GIVEN TASK: Print, word for word, every line from the beginning of the listing up to and including the line with "ax = fig.add_axes([108". Pictures are to be excluded.

-------

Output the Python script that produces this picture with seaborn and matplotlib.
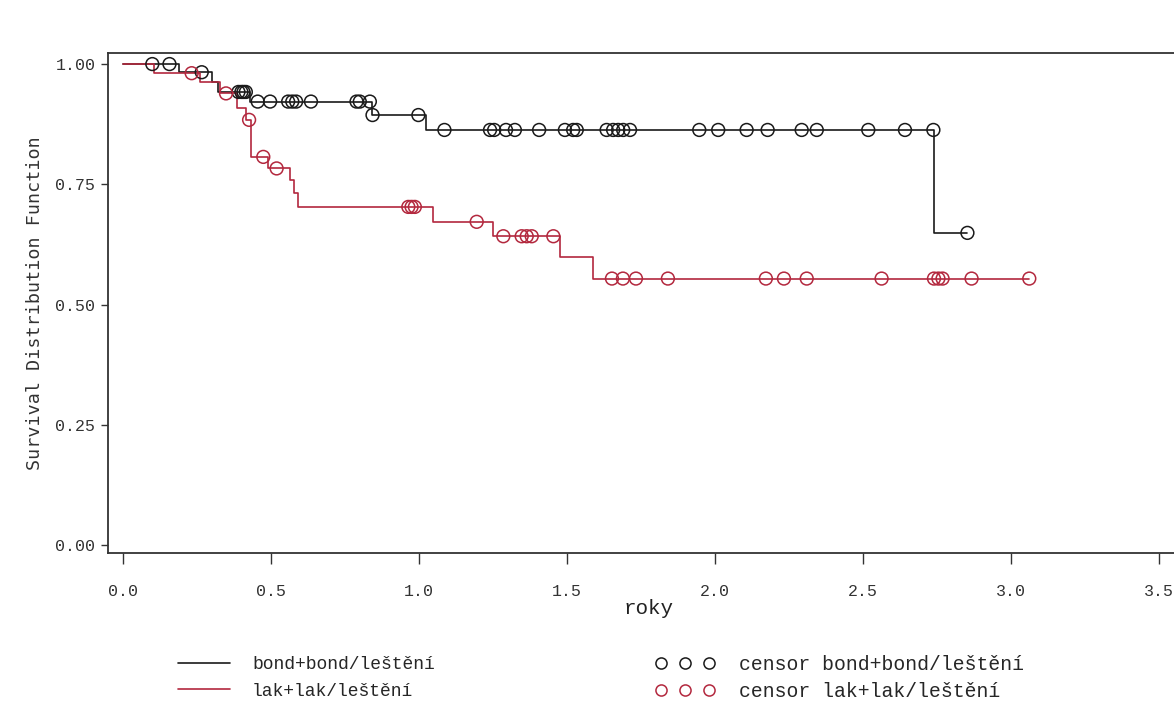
"""Kaplan-Meier style survival plot, bond vs lak groups."""
import numpy as np
import pandas as pd
import matplotlib
matplotlib.use("Agg")
import matplotlib.pyplot as plt
from matplotlib.lines import Line2D
import seaborn as sns

# step curves: time where the survival estimate changes, and the new level
bond_times = [0.0, 0.19, 0.30, 0.32, 0.43, 0.84, 1.023, 2.74]
bond_surv = [1.0, 0.983, 0.963, 0.942, 0.922, 0.894, 0.863, 0.649]
bond_censor = [0.099, 0.157, 0.266, 0.39, 0.40, 0.407, 0.415,
               0.455, 0.497, 0.558, 0.572, 0.585, 0.635, 0.789, 0.80, 0.834,
               0.843, 0.998,
               1.086, 1.24, 1.254, 1.294, 1.324, 1.406, 1.493, 1.521, 1.533,
               1.634, 1.656, 1.673, 1.69, 1.713, 1.947, 2.011, 2.107, 2.178,
               2.293, 2.344, 2.518, 2.642,
               2.738, 2.853]

lak_times = [0.0, 0.105, 0.26, 0.328, 0.384, 0.415, 0.434, 0.491, 0.565,
             0.578, 0.592, 1.046, 1.251, 1.476, 1.589]
lak_surv = [1.0, 0.981, 0.962, 0.939, 0.908, 0.884, 0.807, 0.783, 0.758,
            0.731, 0.703, 0.672, 0.642, 0.598, 0.554]
lak_censor = [0.232, 0.348, 0.426, 0.474, 0.519,
              0.964, 0.975, 0.986, 1.195,
              1.285, 1.347, 1.364, 1.381, 1.454,
              1.652, 1.689, 1.733, 1.841, 2.172, 2.233, 2.31, 2.563,
              2.74, 2.755, 2.769, 2.867, 3.062]

labels = ["bond+bond/leštění", "lak+lak/leštění"]
colors = ["#1a1a1a", "#b3283e"]

sns.set_style("ticks")
plt.rcParams["font.family"] = ["Liberation Mono", "DejaVu Sans Mono"]

fig = plt.figure(figsize=(11.74, 7.25), dpi=100)
ax = fig.add_axes([108 / 1174, 172 / 725, 1082 / 1174, 500 / 725])

groups = [(bond_times, bond_surv, bond_censor), (lak_times, lak_surv, lak_censor)]
for (times, surv, cens), lab, col in zip(groups, labels, colors):
    t = np.array(times + [max(cens)])
    s = np.array(surv + [surv[-1]])
    curve = pd.DataFrame({"roky": t, "S": s})
    sns.lineplot(data=curve, x="roky", y="S", color=col, lw=1.2,
                 drawstyle="steps-post", estimator=None, sort=False,
                 legend=False, ax=ax, zorder=2)

for (times, surv, cens), lab, col in zip(groups, labels, colors):
    idx = np.searchsorted(times, cens, side="right") - 1
    pts = pd.DataFrame({"roky": cens, "S": np.array(surv)[idx]})
    sns.scatterplot(data=pts, x="roky", y="S", s=85, marker="o",
                    facecolor="none", edgecolor=col, linewidth=1.1,
                    legend=False, ax=ax, zorder=3)

ax.set_xlim(-0.0507, 3.605)
ax.set_ylim(-0.0166, 1.023)
ax.set_xticks(np.arange(0, 3.51, 0.5))
ax.set_xticklabels([f"{v:.1f}" for v in np.arange(0, 3.51, 0.5)])
ax.set_yticks([0, 0.25, 0.5, 0.75, 1.0])
ax.set_yticklabels(["0.00", "0.25", "0.50", "0.75", "1.00"])
ax.tick_params(axis="x", length=8, width=1, pad=14, labelsize=12,
               color="#333", labelcolor="#333")
ax.tick_params(axis="y", length=5, width=1, pad=4, labelsize=12,
               color="#333", labelcolor="#333")
for side in ["top", "left", "bottom", "right"]:
    ax.spines[side].set_color("#333")
    ax.spines[side].set_linewidth(1.3)

ax.set_xlabel("roky", fontsize=15, labelpad=0, color="#222")
ax.set_ylabel("Survival Distribution Function", fontsize=13.2, labelpad=8,
              family=["DejaVu Sans Mono"], color="#333")

line_handles = [Line2D([], [], color=c, lw=1.2) for c in colors]
leg1 = fig.legend(line_handles, labels, loc="center left",
                  bbox_to_anchor=(178 / 1174, 1 - 678 / 725), frameon=False,
                  fontsize=13, handlelength=2.9, handletextpad=1.2,
                  labelspacing=0.5, borderpad=0, borderaxespad=0)

cens_handles = [Line2D([], [], ls="none", marker="o", mfc="none", mec=c,
                       ms=8, mew=1.1) for c in colors]
leg2 = fig.legend(cens_handles, ["censor " + l for l in labels], numpoints=3,
                  loc="center left", bbox_to_anchor=(655 / 1174, 1 - 678 / 725),
                  frameon=False, fontsize=14.2, handlelength=3.05,
                  handletextpad=1.2, labelspacing=0.4, borderpad=0,
                  borderaxespad=0)

fig.savefig("out.png", dpi=100)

-------

IN RESPONSE:
Output the Python script that produces this picture with seaborn and matplotlib.
"""Kaplan-Meier style survival plot, bond vs lak groups."""
import numpy as np
import pandas as pd
import matplotlib
matplotlib.use("Agg")
import matplotlib.pyplot as plt
from matplotlib.lines import Line2D
import seaborn as sns

# step curves: time where the survival estimate changes, and the new level
bond_times = [0.0, 0.19, 0.30, 0.32, 0.43, 0.84, 1.023, 2.74]
bond_surv = [1.0, 0.983, 0.963, 0.942, 0.922, 0.894, 0.863, 0.649]
bond_censor = [0.099, 0.157, 0.266, 0.39, 0.40, 0.407, 0.415,
               0.455, 0.497, 0.558, 0.572, 0.585, 0.635, 0.789, 0.80, 0.834,
               0.843, 0.998,
               1.086, 1.24, 1.254, 1.294, 1.324, 1.406, 1.493, 1.521, 1.533,
               1.634, 1.656, 1.673, 1.69, 1.713, 1.947, 2.011, 2.107, 2.178,
               2.293, 2.344, 2.518, 2.642,
               2.738, 2.853]

lak_times = [0.0, 0.105, 0.26, 0.328, 0.384, 0.415, 0.434, 0.491, 0.565,
             0.578, 0.592, 1.046, 1.251, 1.476, 1.589]
lak_surv = [1.0, 0.981, 0.962, 0.939, 0.908, 0.884, 0.807, 0.783, 0.758,
            0.731, 0.703, 0.672, 0.642, 0.598, 0.554]
lak_censor = [0.232, 0.348, 0.426, 0.474, 0.519,
              0.964, 0.975, 0.986, 1.195,
              1.285, 1.347, 1.364, 1.381, 1.454,
              1.652, 1.689, 1.733, 1.841, 2.172, 2.233, 2.31, 2.563,
              2.74, 2.755, 2.769, 2.867, 3.062]

labels = ["bond+bond/leštění", "lak+lak/leštění"]
colors = ["#1a1a1a", "#b3283e"]

sns.set_style("ticks")
plt.rcParams["font.family"] = ["Liberation Mono", "DejaVu Sans Mono"]

fig = plt.figure(figsize=(11.74, 7.25), dpi=100)
ax = fig.add_axes([108 / 1174, 172 / 725, 1082 / 1174, 500 / 725])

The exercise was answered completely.